• **Problem to work on**: Repeat, exactly, the run of lines that opens with the line containing "Reproduce this diagram with TikZ." and closes with the line containing "(sgp) at (392.7,909.5)", and leave all other lines out.

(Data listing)
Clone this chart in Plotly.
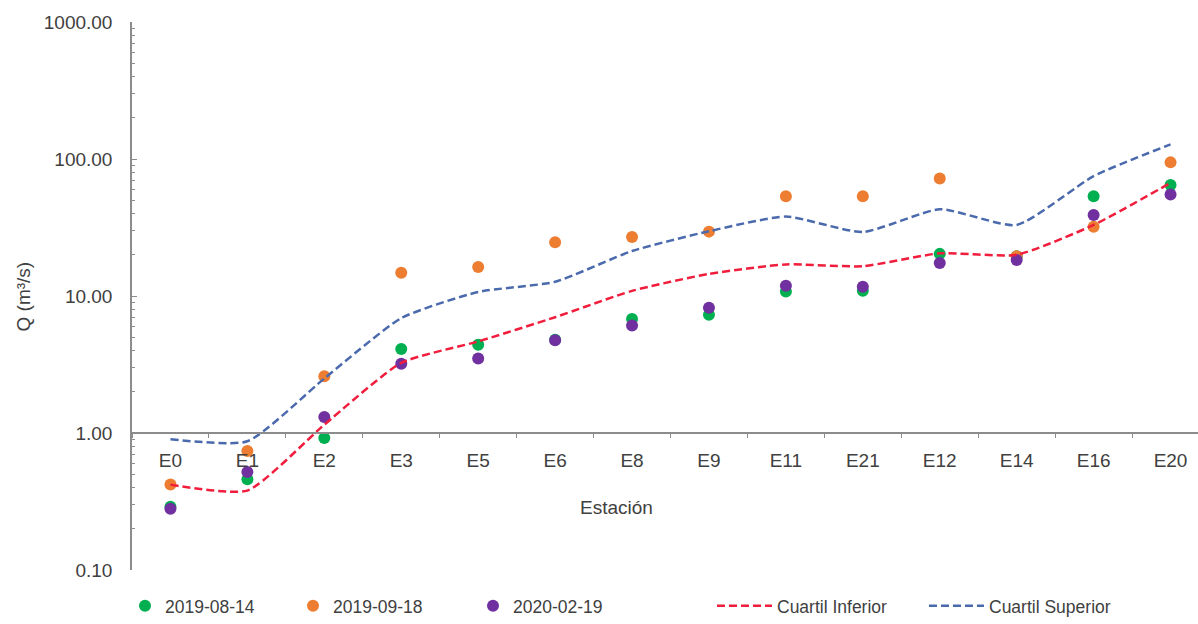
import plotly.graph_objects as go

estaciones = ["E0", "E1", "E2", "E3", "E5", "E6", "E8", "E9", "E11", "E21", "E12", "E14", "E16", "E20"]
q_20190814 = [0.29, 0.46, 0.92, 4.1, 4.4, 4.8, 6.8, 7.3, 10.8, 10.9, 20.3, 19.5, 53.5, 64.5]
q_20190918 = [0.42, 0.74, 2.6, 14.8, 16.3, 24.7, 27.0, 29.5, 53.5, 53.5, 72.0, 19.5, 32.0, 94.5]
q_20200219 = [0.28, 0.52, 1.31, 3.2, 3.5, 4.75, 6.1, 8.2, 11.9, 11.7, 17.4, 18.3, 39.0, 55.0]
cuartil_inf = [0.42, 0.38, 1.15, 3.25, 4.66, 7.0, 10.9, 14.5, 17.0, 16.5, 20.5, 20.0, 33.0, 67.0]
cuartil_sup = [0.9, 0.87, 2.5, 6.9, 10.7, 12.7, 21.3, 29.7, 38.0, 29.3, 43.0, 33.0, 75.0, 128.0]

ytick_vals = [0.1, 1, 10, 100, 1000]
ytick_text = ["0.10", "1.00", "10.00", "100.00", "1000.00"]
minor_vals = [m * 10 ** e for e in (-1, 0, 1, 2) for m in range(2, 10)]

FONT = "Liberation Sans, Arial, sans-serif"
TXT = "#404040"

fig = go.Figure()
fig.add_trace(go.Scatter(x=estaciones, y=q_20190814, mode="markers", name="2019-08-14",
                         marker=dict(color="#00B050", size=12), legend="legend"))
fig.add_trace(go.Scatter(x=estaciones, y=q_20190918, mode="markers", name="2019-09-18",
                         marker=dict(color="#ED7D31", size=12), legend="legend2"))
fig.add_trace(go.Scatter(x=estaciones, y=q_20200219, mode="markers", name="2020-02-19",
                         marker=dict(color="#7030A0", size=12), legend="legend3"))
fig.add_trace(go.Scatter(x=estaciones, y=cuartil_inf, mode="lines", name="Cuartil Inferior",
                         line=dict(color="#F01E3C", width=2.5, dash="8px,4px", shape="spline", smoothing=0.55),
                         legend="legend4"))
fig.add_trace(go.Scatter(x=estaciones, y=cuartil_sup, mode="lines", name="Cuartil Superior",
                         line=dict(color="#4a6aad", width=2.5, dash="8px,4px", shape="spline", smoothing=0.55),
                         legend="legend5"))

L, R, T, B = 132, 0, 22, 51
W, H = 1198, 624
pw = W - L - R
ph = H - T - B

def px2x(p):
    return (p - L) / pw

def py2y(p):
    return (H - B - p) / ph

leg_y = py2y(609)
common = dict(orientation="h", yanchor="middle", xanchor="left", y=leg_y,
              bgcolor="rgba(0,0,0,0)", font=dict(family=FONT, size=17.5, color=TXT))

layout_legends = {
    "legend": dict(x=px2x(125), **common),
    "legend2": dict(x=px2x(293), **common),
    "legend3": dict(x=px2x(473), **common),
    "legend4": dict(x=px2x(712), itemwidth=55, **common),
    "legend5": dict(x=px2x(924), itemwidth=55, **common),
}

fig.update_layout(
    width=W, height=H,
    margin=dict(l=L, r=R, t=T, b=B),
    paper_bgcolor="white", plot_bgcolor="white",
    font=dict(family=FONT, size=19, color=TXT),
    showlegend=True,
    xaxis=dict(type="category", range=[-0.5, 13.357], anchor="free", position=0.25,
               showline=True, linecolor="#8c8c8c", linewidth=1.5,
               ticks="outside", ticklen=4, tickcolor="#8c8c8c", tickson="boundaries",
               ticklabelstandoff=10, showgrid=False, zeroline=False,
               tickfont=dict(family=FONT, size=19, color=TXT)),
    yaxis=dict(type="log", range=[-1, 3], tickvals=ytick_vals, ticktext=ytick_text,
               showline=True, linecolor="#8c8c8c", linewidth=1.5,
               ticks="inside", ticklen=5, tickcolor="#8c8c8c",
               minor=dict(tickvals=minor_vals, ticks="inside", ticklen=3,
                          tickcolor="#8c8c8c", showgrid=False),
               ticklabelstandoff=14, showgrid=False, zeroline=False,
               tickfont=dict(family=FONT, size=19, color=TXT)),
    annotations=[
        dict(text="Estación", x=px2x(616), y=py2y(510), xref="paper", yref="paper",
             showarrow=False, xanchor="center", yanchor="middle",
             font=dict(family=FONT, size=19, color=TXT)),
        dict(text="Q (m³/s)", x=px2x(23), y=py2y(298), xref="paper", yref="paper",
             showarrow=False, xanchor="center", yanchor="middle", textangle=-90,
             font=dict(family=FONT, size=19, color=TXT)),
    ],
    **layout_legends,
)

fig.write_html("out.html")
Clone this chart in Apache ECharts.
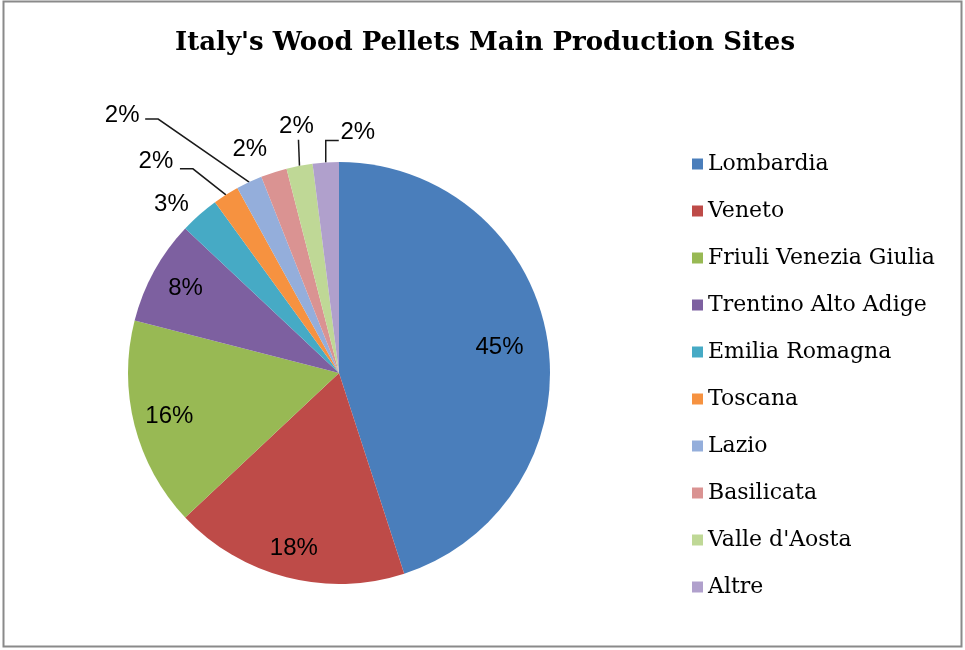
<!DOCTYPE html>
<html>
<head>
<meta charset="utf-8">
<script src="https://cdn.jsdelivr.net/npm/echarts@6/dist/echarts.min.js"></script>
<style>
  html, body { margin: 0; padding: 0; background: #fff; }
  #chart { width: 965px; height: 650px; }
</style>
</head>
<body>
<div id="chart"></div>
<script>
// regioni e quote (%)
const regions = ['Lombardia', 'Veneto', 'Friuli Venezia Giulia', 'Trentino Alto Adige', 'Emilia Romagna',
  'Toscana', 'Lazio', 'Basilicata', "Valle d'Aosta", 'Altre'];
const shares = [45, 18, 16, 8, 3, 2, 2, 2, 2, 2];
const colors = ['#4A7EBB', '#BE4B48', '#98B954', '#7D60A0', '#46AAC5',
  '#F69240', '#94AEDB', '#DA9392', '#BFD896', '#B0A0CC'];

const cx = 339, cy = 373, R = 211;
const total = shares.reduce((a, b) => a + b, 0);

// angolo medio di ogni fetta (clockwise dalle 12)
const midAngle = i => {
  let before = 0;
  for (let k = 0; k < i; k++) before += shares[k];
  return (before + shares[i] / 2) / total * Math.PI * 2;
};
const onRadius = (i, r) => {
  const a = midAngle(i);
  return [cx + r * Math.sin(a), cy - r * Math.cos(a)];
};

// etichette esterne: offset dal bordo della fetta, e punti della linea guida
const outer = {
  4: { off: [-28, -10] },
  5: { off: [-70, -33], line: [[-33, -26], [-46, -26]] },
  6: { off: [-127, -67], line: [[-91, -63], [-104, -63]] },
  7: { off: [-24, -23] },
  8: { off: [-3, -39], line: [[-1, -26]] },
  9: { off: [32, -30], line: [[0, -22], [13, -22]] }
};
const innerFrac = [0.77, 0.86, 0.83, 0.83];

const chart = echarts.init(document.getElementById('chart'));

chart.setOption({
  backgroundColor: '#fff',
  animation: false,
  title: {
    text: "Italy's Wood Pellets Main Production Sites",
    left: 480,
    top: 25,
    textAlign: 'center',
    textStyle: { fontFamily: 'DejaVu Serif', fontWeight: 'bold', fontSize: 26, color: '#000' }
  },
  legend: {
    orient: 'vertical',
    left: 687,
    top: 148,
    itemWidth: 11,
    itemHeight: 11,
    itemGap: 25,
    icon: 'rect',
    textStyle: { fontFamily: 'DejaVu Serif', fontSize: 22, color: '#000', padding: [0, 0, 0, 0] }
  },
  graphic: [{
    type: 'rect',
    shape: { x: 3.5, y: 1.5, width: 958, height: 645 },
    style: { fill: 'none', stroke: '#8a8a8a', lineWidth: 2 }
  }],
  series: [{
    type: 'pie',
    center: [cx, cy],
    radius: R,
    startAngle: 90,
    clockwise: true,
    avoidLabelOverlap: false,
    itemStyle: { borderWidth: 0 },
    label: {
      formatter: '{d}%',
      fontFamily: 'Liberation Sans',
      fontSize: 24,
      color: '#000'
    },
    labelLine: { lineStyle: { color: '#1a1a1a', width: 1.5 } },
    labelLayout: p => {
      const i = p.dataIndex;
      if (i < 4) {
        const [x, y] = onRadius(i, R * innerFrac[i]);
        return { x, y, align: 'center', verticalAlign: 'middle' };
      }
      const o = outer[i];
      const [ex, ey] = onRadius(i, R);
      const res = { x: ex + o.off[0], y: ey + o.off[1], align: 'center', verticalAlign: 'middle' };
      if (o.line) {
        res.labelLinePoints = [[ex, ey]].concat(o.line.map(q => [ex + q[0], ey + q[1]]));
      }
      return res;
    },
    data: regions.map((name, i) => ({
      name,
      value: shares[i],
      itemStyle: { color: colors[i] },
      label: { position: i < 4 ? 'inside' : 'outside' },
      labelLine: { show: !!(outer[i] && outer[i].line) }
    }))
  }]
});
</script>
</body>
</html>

* * *

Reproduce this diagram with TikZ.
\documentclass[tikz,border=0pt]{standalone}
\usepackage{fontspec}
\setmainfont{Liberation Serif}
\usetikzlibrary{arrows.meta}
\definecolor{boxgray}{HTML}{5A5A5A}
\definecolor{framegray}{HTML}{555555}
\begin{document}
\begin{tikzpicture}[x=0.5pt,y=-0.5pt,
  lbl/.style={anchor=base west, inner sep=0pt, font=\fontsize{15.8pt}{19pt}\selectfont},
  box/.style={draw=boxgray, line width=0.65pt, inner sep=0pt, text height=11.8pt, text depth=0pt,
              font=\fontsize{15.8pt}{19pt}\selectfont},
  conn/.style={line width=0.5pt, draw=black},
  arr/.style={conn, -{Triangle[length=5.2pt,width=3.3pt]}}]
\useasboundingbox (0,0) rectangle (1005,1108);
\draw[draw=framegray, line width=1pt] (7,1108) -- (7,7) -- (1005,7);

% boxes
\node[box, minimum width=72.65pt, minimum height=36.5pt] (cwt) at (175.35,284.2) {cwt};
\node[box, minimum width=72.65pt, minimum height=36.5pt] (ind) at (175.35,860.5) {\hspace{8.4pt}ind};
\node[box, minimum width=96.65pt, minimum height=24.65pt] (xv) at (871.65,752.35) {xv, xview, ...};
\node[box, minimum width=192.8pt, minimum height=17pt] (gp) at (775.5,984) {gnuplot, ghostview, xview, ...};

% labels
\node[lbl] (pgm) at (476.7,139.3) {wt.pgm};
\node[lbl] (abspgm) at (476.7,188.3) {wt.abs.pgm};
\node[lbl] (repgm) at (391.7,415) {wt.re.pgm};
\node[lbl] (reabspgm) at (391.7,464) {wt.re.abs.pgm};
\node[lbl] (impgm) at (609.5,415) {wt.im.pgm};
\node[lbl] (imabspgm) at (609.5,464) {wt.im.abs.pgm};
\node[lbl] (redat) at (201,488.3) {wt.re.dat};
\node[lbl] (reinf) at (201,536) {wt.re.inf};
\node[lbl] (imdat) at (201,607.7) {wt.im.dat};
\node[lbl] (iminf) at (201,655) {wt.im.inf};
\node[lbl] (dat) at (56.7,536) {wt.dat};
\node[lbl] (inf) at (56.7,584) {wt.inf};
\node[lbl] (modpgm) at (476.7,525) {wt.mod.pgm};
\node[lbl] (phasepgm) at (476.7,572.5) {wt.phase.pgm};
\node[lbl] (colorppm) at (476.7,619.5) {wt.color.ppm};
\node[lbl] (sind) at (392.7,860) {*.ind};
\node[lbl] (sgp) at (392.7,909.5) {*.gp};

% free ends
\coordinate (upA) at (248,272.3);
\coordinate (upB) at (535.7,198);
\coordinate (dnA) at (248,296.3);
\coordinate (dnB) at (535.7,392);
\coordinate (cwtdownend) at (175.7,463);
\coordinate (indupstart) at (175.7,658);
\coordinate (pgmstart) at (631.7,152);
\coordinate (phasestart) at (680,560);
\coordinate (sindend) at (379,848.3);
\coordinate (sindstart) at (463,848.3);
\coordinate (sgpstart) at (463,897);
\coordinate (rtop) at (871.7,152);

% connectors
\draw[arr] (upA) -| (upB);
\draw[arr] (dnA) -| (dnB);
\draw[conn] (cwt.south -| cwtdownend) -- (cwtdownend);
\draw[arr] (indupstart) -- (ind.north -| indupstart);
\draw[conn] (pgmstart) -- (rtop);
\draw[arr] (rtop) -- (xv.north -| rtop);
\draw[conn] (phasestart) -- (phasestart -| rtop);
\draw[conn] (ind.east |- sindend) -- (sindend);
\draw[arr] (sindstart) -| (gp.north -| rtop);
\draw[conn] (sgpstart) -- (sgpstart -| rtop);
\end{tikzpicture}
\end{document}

• **Task result**:
Reproduce this diagram with TikZ.
\documentclass[tikz,border=0pt]{standalone}
\usepackage{fontspec}
\setmainfont{Liberation Serif}
\usetikzlibrary{arrows.meta}
\definecolor{boxgray}{HTML}{5A5A5A}
\definecolor{framegray}{HTML}{555555}
\begin{document}
\begin{tikzpicture}[x=0.5pt,y=-0.5pt,
  lbl/.style={anchor=base west, inner sep=0pt, font=\fontsize{15.8pt}{19pt}\selectfont},
  box/.style={draw=boxgray, line width=0.65pt, inner sep=0pt, text height=11.8pt, text depth=0pt,
              font=\fontsize{15.8pt}{19pt}\selectfont},
  conn/.style={line width=0.5pt, draw=black},
  arr/.style={conn, -{Triangle[length=5.2pt,width=3.3pt]}}]
\useasboundingbox (0,0) rectangle (1005,1108);
\draw[draw=framegray, line width=1pt] (7,1108) -- (7,7) -- (1005,7);

% boxes
\node[box, minimum width=72.65pt, minimum height=36.5pt] (cwt) at (175.35,284.2) {cwt};
\node[box, minimum width=72.65pt, minimum height=36.5pt] (ind) at (175.35,860.5) {\hspace{8.4pt}ind};
\node[box, minimum width=96.65pt, minimum height=24.65pt] (xv) at (871.65,752.35) {xv, xview, ...};
\node[box, minimum width=192.8pt, minimum height=17pt] (gp) at (775.5,984) {gnuplot, ghostview, xview, ...};

% labels
\node[lbl] (pgm) at (476.7,139.3) {wt.pgm};
\node[lbl] (abspgm) at (476.7,188.3) {wt.abs.pgm};
\node[lbl] (repgm) at (391.7,415) {wt.re.pgm};
\node[lbl] (reabspgm) at (391.7,464) {wt.re.abs.pgm};
\node[lbl] (impgm) at (609.5,415) {wt.im.pgm};
\node[lbl] (imabspgm) at (609.5,464) {wt.im.abs.pgm};
\node[lbl] (redat) at (201,488.3) {wt.re.dat};
\node[lbl] (reinf) at (201,536) {wt.re.inf};
\node[lbl] (imdat) at (201,607.7) {wt.im.dat};
\node[lbl] (iminf) at (201,655) {wt.im.inf};
\node[lbl] (dat) at (56.7,536) {wt.dat};
\node[lbl] (inf) at (56.7,584) {wt.inf};
\node[lbl] (modpgm) at (476.7,525) {wt.mod.pgm};
\node[lbl] (phasepgm) at (476.7,572.5) {wt.phase.pgm};
\node[lbl] (colorppm) at (476.7,619.5) {wt.color.ppm};
\node[lbl] (sind) at (392.7,860) {*.ind};
\node[lbl] (sgp) at (392.7,909.5) {*.gp};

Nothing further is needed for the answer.